Situs-situs di Bali yang ditetapkan oleh UNESCO sebagai warisan budaya dunia adalah:

  1. Pura Ulun Danu Batur di ujung danau Batur yang merupakan pura air utama (water temple) sebagai sumber dari setiap mata air dan sungai.
  2. Lanskap Subak dari Daerah Aliran Sungai (DAS) Pakerisan, yang diketahui sebagai sistem irigasi yang tertua di Bali.
  3. Lanskap Subak dari Catur Angga Batukaru, objek wisata persawahan berundak-undak (terasering) Jatiluwih merupakan salah satu dari bagiannya.
  4. Pura Taman ayun, merupakan pura air yang paling besar dengan arsitektur nya paling terkenal, mencontohkan ekspansi penuh dari sistem subak di bawah pemerintahan kerajaan Bali pada abad ke-19.
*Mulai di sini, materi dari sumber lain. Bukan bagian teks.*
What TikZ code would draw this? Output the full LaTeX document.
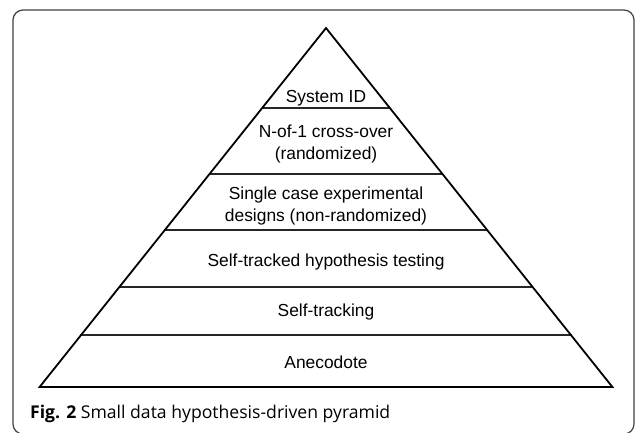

Komponen-komponen subak adalah meliputi hutan yang melindungi pasokan air, lanskap sawah yang berundak-undak/bertingkat/terasering, sawah yang terhubung dengan sebuah sistem kanal, terowongan dan bendungan, desa, pura dengan berbagai ukuran yang menandakan pentingnya sumber air atau perjalanan air melalui pura menurun mengairi lahan subak.

Museum Subak

Untuk memperkenalkan dan melestarikan Subak yang merupakan warisan budaya leluhur maka didirikanlah Museum Subak yang terletak di kabupaten Tabanan yang bertujuan untuk memperkenalkan pada generasi muda ataupun wisatawan tentang sistem irigasi tradisional yang dimiliki dan masih digunakan sampai sekarang oleh masyarakat petani di pulau dewata Bali.